1995: Personel pokładowy wita cię świeżą gazetą i szwedzką praliną w ozdobnym pudełeczku. Rozsiadasz się wygodnie na swoim miejscu, rozpoczynasz small talk z sąsiadką, która okazuje się słynną śpiewaczką i częstuje cię After Eightem. Wszyscy podróżni zadają szyku w garniturach i garsonkach - ty też nieźle się prezentujesz w kreacji zakupionej specjalnie na tę okoliczność. Tuż po starcie rozpoczyna się posiłek - dziś w menu schab z brzoskwinią i frytki kuleczki, a także ciepłe bułeczki z masełkiem, a do picia wszystko, czego dusza zapragnie: sok pomidorowy, coca cola w minipuszeczce, sauvignon blanc, burbon. Wsuwasz wszystko ze smakiem i dyskretnie przemycasz talerzyk oraz sól i pieprz z logo linii lotniczej do bagażu podręcznego (na pamiątkę!). Chwilę później ucinasz sobie pogawędkę z kapitanem, który akurat wyłonił się z kokpitu, żeby rozprostować nogi i przywitać się z pasażerami. Gdy pilot wraca za stery, wyciągasz książkę i rozmyślasz o tym, że życie jest piękne. Wtedy przypominasz sobie, że został ci jeszcze deser w postaci lukrowanego serniczka. Od stewardessy dostajesz gorącą kawę. Pożerasz to i osuwasz się w śpiączkę spożywczą. Tuż przed lądowaniem budzi cię sygnalizacja "zapiąć pasy". Kiedy podwozie gładziutko styka się z pasem startowym, bijesz brawo na znak uznania. Pilotom jest miło, bo przez drzwi do kokpitu wszystko słychać.
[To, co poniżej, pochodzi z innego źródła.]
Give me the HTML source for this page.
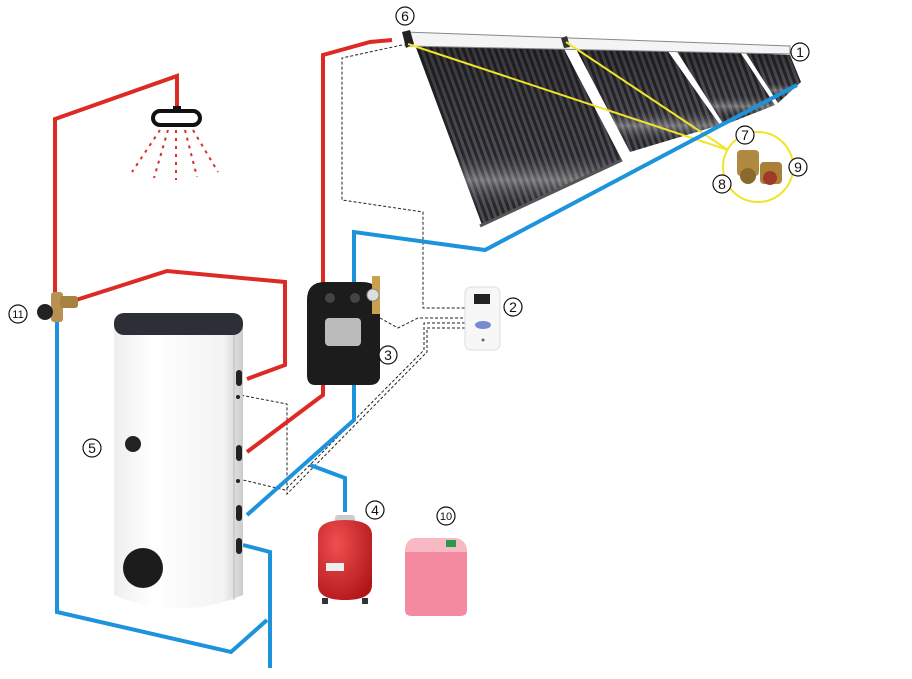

2015: Siedzisz po sąsiedzku z panem, który trzy minuty po starcie wyciąga z torby bułę z kiełbasą krakowską. Nie winisz go za to, bo też masz suchy prowiant - nie lubisz płacić pięć euro za napompowanego chemią rogalika Seven Days. Myślisz sobie, że chociaż ciasnota odcina ci dopływ krwi do dolnych kończyn, to mogłoby być dużo gorzej. Wtedy maszyna osiąga wysokość przelotową, a z głośników rozlega się trójjęzyczny jazgot. Przez najbliższe półtorej godziny dowiadujesz się, że kupując napój i kanapkę w zestawie oszczędzisz dwa euro i dostaniesz batona, że w menu są paluszki z mozzarelli oraz kurczak w sosie słodko-kwaśnym i że komplet błyszczyków Clinique jest dziś tańszy niż w wolnocłówce, i że z okazji zbliżających się świąt, na klientów podniebnego butiku czeka piętnastoprocentowa zniżka na najpopularniejsze zapachy, w tym (fanfary!) na jabłuszko od DKNY! Kiedy w końcu na pięć minut robi się cicho, ucinasz sobie drzemkę, z której wyrywa cię brutalnie głośne obwieszczenie, że właśnie masz niepowtarzalną okazję, żeby kupić zdrapkę, wygrać vouchery na darmowe loty i bonusowo okazać się w ten sposób dobrym człowiekiem. Bo tę forsę za zdrapkę dostanie jakaś fundacja, więc w ogóle najlepiej kup od razu kilka zdrapek, bo jedna kosztuje dwa euro a trzy tylko pięć, a wtedy masz większą szansę wyskrobać sobie Renault Clio. Podkręcasz muzykę w słuchawkach i zastanawiasz się, czy jesteś złym człowiekiem, bo nie chcesz już słuchać o charytatywnych zdrapkach w trzech (łamanych) językach. Czujesz, że skoro lot do Mediolanu kosztował cię tyle co autobus do Białegostoku, to trochę nie masz prawa narzekać, ale nie rozumiesz dlaczego ci ludzie nie wygłaszają swoich obligatoryjnych komunikatów w normalny sposób, zamiast uprawiać werbalne tortury na cały regulator. Od hałasu pęka ci głowa, ale nie możesz od tego uciec, bo jesteś w metalowej puszcze dziesięć kilometrów nad ziemią. Po wylądowaniu klaszczesz z wdzięczności, że możesz już stąd wyjść. Piloci nie czują się docenieni, bo siedzą za pancernymi drzwiami i w ogóle tego nie słyszą. Taszcząc swoją walizeczkę przez płytę lotniska tęsknisz trochę za dawnymi luksusami, ale potem przypominasz sobie, że twój bilet kosztował 39 złotych. I nagle nie masz już żadnych zażaleń.

Może poza jednym. Podróżowanie stało się nagle tak zwyczajne.